Dikutip dari tulisan Arkeolog UGM Dwi Pradnyawan berjudul Yogyakarta Kota Tradisional Termutakhir dalam Buletin Mayangkara Edisi 2, pola catur tunggal ini adalah empat bentuk yang merupakan satu kesatuan atau yang berdekatan.
Unsur tersebut yakni kraton, alun-alun, masjid dan pasar.
“unsur tersebut bahkan bisa ditemui di sebagian kota tradisional di Jawa khususnya Jawa Tengah, Jawa Timur dan Jawa Barat,” terangnya.
Komponen Catur Tunggal kraton merupakan tempat tinggal raja atau penguasa yang menjadi pusat politik dan kekuasaan.

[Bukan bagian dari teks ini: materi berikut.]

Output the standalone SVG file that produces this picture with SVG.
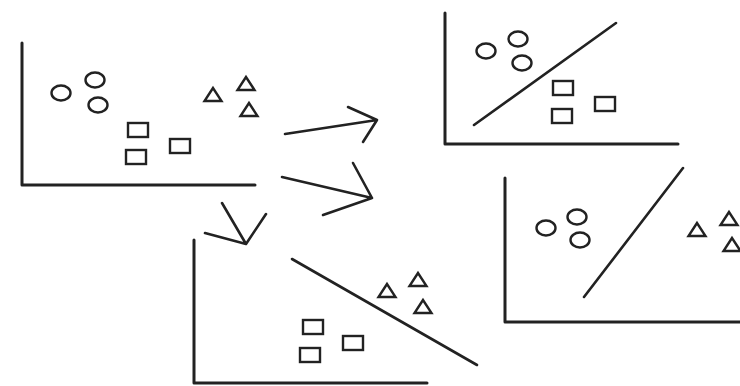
<svg xmlns="http://www.w3.org/2000/svg" xmlns:xlink="http://www.w3.org/1999/xlink" width="740" height="386" viewBox="0 0 740 386">
<style>
.ax{stroke:#222;stroke-width:3;fill:none;stroke-linecap:round;stroke-linejoin:round}
.ln{stroke:#222;stroke-width:2.6;fill:none;stroke-linecap:round;stroke-linejoin:round}
.sh{stroke:#222;stroke-width:2.4;fill:none}
</style>
<defs>
<ellipse id="c" cx="0" cy="0" rx="9.5" ry="7.5" class="sh"/>
<rect id="s" x="-10" y="-7" width="20" height="14" class="sh"/>
<polygon id="t" points="0,-7 -8.5,6 8.5,6" class="sh" stroke-linejoin="miter"/>
</defs>
<rect width="740" height="386" fill="#fff"/>
<g id="panel-original">
<path class="ax" d="M22,43 L22,185 L255,185"/>
<use xlink:href="#c" x="61" y="93"/><use xlink:href="#c" x="95" y="80"/><use xlink:href="#c" x="98" y="105"/>
<use xlink:href="#s" x="138" y="130"/><use xlink:href="#s" x="136" y="157"/><use xlink:href="#s" x="180" y="146"/>
<use xlink:href="#t" x="213" y="95"/><use xlink:href="#t" x="246" y="84"/><use xlink:href="#t" x="249" y="110"/>
</g>
<g id="panel-circles-squares">
<path class="ax" d="M445,13 L445,144 L678,144"/>
<line class="ln" x1="474" y1="125" x2="616" y2="23"/>
<use xlink:href="#c" x="486" y="51"/><use xlink:href="#c" x="518" y="39"/><use xlink:href="#c" x="522" y="63"/>
<use xlink:href="#s" x="563" y="88"/><use xlink:href="#s" x="562" y="116"/><use xlink:href="#s" x="605" y="104"/>
</g>
<g id="panel-circles-triangles">
<path class="ax" d="M505,178 L505,322 L742,322"/>
<line class="ln" x1="584" y1="297" x2="683" y2="168"/>
<use xlink:href="#c" x="546" y="228"/><use xlink:href="#c" x="577" y="217"/><use xlink:href="#c" x="580" y="240"/>
<use xlink:href="#t" x="697" y="230"/><use xlink:href="#t" x="729" y="219"/><use xlink:href="#t" x="732" y="245"/>
</g>
<g id="panel-squares-triangles">
<path class="ax" d="M194,240 L194,383 L427,383"/>
<line class="ln" x1="292" y1="259" x2="477" y2="365"/>
<use xlink:href="#s" x="313" y="327"/><use xlink:href="#s" x="310" y="355"/><use xlink:href="#s" x="353" y="343"/>
<use xlink:href="#t" x="387" y="291"/><use xlink:href="#t" x="418" y="280"/><use xlink:href="#t" x="423" y="307"/>
</g>
<g id="connectors">
<path class="ln" d="M285,134 L377,120 M348,107 L377,120 L363,142"/>
<path class="ln" d="M282,177 L372,198 M353,163 L372,198 L323,215"/>
<path class="ln" d="M222,203 L246,244 M205,233 L246,244 L266,214"/>
</g>
</svg>
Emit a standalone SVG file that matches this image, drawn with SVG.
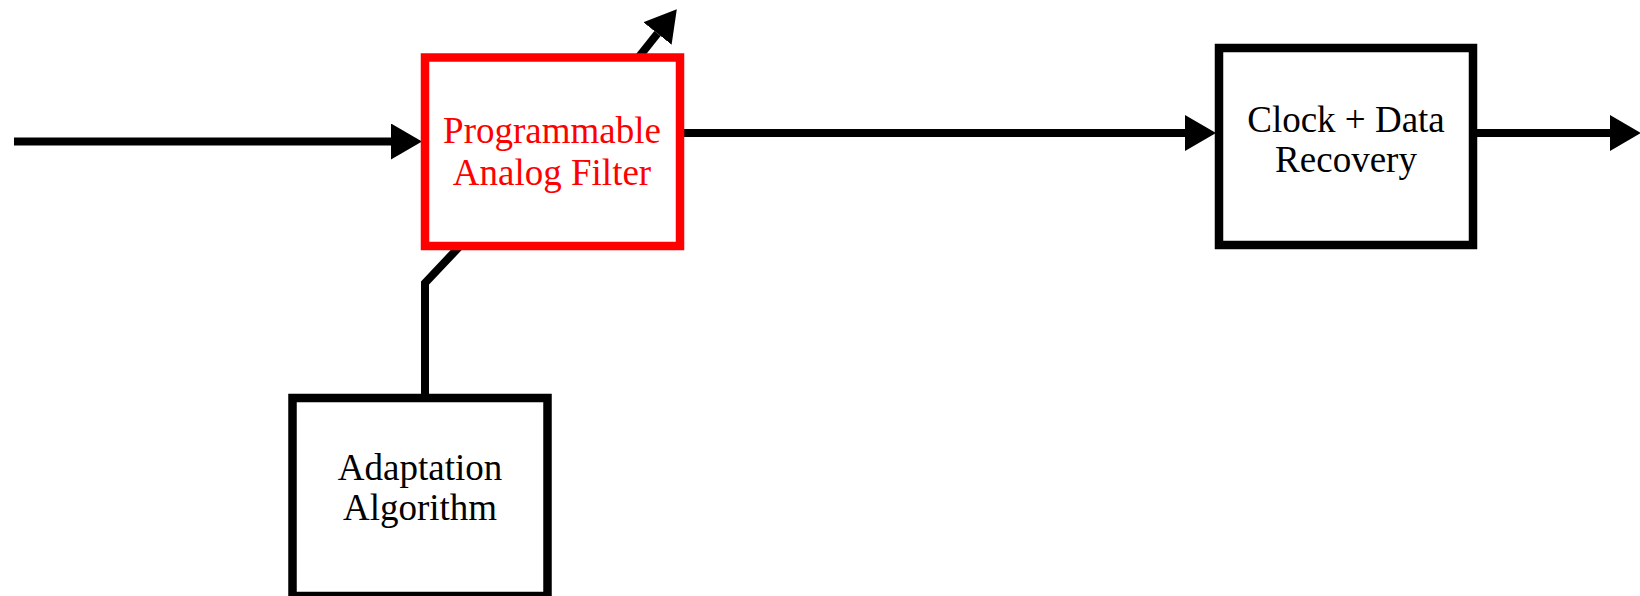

Kemudian alun-alun yang berwujud tanah lapang yang luas merupakan ruang publik dan pusat kegiatan.
Lalu masjid jadi pusat keagamaan dan paasr sebagai pusat kegiatan ekonomi masyarakat.
“Secara umum kraton nyaris selalu berada di selatan lalu alun-alun di tengah, masjid di barat, kecuali di kota Jepara, kemudian pasar hampir selalu di utara, pengecualian untuk di Lasem dan Jepara,” lanjutnya.
Pangeran Mangkubumi atau Sri Sultan Hamengku Buwono I sebagai pendiri keraton Yogyakarta mengembangkan wilayah yang kini berjuluk kota Gudeg itu ke level yang paling mutakhir.
Bila diamati secara mendalam, yang membuat Kota Yogyakarta istimewa dibanding kota-kota tradisional lainnya yakni mengenai keputusan Sri Sultan Hamengku Buwono I untuk menempatkan kraton di bentangan lahan yang diapit oleh dua sungai serta dua kekuatan besar Gunung Merapi dan laut selatan.
“Kedua unsur alam ini dalam pengetahuan dan kepercayaan orang Jawa merupakan perwujudan adikodrati yang dahsyat,” terang Dwi.
Hal yang tak kalah menarik, tata ruang Catur Tunggal yang pondasinya diletakkan oleh Sri Sultan Hamengku Buwono I itu nyaris tak tergerus zaman dan waktu.
Fakta itu terbukti dari peta Kota Yogyakarta buatan Hindia Belanda tahun 1830an yang tak mengalami perubahan signifikan bila dibanding dengan kondisi saat ini. Pola Catur Tunggal itu masih tetap terjaga.